The Euro is continuing to decline throughout the currency markets with the combination of a possible Greece default in just over a week and anti-austerity parties being declared victorious in several elections across Spain which has alerted investors, because not only is there a general election taking place at the end of the year, but because it has increased pressure on the negotiations between Greece and its creditors. The possibility for an anti-austerity government to form in Spain is increasing, and if a deal between Athens and its creditors is secured this will mean that Greece will receive at least some flexibility with regards to its bailout conditions, and this may act as encouragement if a similar situation arises with Spain at a later date.

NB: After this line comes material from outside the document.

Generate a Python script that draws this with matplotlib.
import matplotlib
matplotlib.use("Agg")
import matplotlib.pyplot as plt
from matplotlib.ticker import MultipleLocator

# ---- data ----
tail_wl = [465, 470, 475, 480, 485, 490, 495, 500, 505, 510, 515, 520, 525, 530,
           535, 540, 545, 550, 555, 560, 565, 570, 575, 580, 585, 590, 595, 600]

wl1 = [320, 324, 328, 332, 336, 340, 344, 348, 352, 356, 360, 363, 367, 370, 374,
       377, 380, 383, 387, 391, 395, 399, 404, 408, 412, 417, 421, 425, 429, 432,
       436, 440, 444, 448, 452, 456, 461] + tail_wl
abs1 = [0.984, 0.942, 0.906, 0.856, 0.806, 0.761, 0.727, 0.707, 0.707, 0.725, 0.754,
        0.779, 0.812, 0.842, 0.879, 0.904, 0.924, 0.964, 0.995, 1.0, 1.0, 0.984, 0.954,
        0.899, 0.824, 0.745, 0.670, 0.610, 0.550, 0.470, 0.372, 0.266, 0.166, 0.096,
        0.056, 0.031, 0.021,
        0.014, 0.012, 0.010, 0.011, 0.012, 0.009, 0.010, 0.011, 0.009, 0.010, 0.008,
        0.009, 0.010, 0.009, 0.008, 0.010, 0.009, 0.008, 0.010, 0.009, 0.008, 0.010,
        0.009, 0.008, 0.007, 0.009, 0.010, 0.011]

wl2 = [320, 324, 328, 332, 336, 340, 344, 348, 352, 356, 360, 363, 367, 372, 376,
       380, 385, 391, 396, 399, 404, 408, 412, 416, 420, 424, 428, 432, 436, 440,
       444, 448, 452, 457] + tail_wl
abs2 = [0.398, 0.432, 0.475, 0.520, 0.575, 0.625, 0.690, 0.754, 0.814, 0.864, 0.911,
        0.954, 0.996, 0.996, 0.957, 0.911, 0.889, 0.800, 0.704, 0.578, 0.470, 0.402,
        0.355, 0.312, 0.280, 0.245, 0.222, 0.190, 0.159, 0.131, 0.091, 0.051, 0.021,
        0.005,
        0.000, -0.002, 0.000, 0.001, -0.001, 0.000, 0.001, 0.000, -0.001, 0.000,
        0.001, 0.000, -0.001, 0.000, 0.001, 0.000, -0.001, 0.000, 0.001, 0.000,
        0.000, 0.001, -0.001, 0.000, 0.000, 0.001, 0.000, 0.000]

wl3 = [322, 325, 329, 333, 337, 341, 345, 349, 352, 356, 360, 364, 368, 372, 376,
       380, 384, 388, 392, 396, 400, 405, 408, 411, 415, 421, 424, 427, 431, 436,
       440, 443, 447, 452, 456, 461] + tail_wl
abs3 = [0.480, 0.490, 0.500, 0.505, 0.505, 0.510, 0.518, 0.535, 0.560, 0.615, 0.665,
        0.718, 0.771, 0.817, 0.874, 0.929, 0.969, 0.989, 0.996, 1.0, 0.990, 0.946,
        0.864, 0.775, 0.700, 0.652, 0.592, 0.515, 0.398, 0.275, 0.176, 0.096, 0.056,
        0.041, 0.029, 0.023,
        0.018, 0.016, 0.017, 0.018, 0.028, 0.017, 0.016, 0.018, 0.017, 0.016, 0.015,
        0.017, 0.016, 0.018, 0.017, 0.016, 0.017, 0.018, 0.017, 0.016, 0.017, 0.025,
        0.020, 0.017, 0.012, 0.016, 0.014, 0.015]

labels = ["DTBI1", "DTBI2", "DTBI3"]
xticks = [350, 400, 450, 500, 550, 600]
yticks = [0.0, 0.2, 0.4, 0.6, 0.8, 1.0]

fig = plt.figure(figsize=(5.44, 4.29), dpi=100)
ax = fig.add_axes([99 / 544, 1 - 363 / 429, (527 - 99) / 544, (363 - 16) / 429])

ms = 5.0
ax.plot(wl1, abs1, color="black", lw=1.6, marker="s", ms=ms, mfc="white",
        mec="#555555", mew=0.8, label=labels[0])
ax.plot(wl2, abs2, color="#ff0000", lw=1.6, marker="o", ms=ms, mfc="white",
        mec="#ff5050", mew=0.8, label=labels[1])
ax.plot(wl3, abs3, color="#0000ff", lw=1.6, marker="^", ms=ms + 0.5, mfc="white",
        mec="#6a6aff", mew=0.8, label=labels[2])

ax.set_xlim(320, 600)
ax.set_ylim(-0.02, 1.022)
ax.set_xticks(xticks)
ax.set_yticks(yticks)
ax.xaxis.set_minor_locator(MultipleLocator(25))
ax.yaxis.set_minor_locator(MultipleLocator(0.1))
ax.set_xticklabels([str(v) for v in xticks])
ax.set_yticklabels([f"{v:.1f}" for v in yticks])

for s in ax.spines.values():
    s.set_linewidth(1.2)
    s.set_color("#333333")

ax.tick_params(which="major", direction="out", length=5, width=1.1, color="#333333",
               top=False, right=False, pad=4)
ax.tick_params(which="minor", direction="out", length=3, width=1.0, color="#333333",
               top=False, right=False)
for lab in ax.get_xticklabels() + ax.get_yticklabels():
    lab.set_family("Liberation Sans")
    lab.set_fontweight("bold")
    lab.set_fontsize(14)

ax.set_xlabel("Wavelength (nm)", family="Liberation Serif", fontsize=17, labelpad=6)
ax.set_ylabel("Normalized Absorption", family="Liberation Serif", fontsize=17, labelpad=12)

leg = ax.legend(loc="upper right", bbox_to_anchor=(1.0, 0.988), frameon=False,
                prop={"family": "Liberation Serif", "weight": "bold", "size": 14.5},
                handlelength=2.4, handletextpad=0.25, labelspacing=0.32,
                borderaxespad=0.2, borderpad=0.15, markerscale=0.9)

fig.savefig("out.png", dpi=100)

The blueprint for anti-austerity parties to become prominent figures in European governments is emerging, with this increasing the possibility of political risks throughout Europe. Investor sentiment has already been weighed down by the continual negotiations to avoid a Greece default, with attention soon to turn to UK Prime Minister David Cameron as he begins his own negotiations with EU leaders and a general election in Spain at the end of the year. These are all risks to investor sentiment and with the EU economic landscape remaining weak, don’t rule out the Eurodollar reaching parity by the end of the current year.

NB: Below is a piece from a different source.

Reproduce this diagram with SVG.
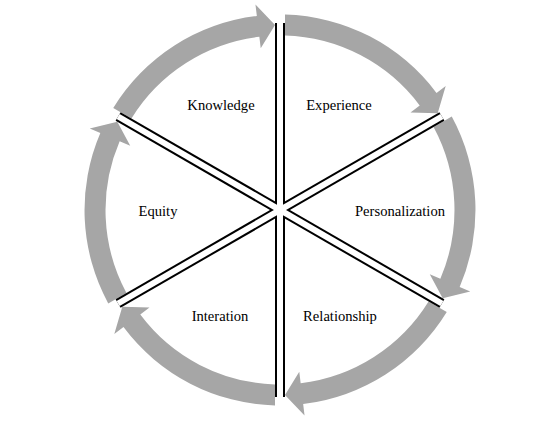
<svg xmlns="http://www.w3.org/2000/svg" width="533" height="425" viewBox="0 0 533 425">
<defs>
<style>
.arc{fill:#a6a6a6;stroke:none}
.sb{stroke:#000;stroke-width:10;fill:none}
.sw{stroke:#fff;stroke-width:6;fill:none}
.lbl{font-family:"Liberation Serif","Times New Roman",serif;font-size:14.6px;fill:#000;text-anchor:middle}
</style>
<path id="arcShape" class="arc" d="M5,-195.44 A195.5,195.5 0 0 1 156.5,-117.1 L165.7,-124 L157.7,-96.8 L130.5,-97.6 L139.7,-104.5 A174.5,174.5 0 0 0 5,-174.43 Z"/>
</defs>
<rect width="533" height="425" fill="#fff"/>
<g id="arrows" transform="translate(280,210)">
<use href="#arcShape"/>
<use href="#arcShape" transform="rotate(60)"/>
<use href="#arcShape" transform="rotate(120)"/>
<use href="#arcShape" transform="rotate(180)"/>
<use href="#arcShape" transform="rotate(240)"/>
<use href="#arcShape" transform="rotate(300)"/>
</g>
<g id="connectors">
<line class="sb" x1="280" y1="23" x2="280" y2="397"/>
<line class="sb" x1="441.9" y1="116.5" x2="118.1" y2="303.5"/>
<line class="sb" x1="441.9" y1="303.5" x2="118.1" y2="116.5"/>
<line class="sw" x1="280" y1="23" x2="280" y2="397"/>
<line class="sw" x1="441.9" y1="116.5" x2="118.1" y2="303.5"/>
<line class="sw" x1="441.9" y1="303.5" x2="118.1" y2="116.5"/>
</g>
<g id="knowledge"><text class="lbl" x="221" y="110">Knowledge</text></g>
<g id="experience"><text class="lbl" x="339" y="110">Experience</text></g>
<g id="personalization"><text class="lbl" x="400" y="216">Personalization</text></g>
<g id="relationship"><text class="lbl" x="340" y="321">Relationship</text></g>
<g id="interation"><text class="lbl" x="220" y="321">Interation</text></g>
<g id="equity"><text class="lbl" x="158" y="216">Equity</text></g>
</svg>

The GBPUSD has now dropped to 1.5353, largely a technical move following the pair closing below 1.55 a few days ago. The pair is still vulnerable to further losses, especially with the USD riding high, and a reduced outflow of UK economic data meaning that the Dollar is providing direction for the Pound. Preliminary UK GDP figures are released on Thursday but unless this is an outstanding figure and offsets the Bank of England’s (BoE) constant concerns over weak inflation, it is unlikely to awake the bulls because a UK interest rate rise is still a year away, at the earliest. There is some optimism that the BoE could hike rates in the first quarter of 2016 but this is extremely unlikely as long as the BoE’s inflation concerns are so stubbornly strong.
Another technical move has been the conclusion of a bullish wedge pattern on the USDJPY, which has resulted in the pair touching a seven-year high at 123.309. Despite the recent Japanese GDP coming in higher than expected and further indications being noticed that the trade deficit is beginning to shrink, the markets continue to question the pace of the Japanese economic recovery with this resulting in bearish pressure on the JPY. Knowing that the Bank of Japan (BoJ) is highly unlikely to increase stimulus measures and with technical indicators now suggesting the USDJPY is heavily overbought, traders may begin to close positions over the next few sessions.

COMMODITIES
Gold has suffered as a result of Dollar strength and dropped to a two-week low at $1185.51. Other than Mortgage Applications, US economic data is low in volume on Wednesday and this will likely release some of the recent pressure on Gold selling. This means that Gold will try to move up the charts, before being exposed to further declines later in the week if US data reinforces expectations that the Fed will begin raising interest rates before the end of the year.
WTI Oil has also suffered from Dollar strength and is at risk of dropping below a one-month low at $57. The bulls will likely try to push WTI higher, with volatility increasing as the weekly US Crude Inventory report is released on Thursday afternoon. The markets will be looking for increased signs of a correlation in declining oil rigs and reduced trade surpluses, but there will probably be hesitation towards purchasing with such an oversupply remaining in the markets.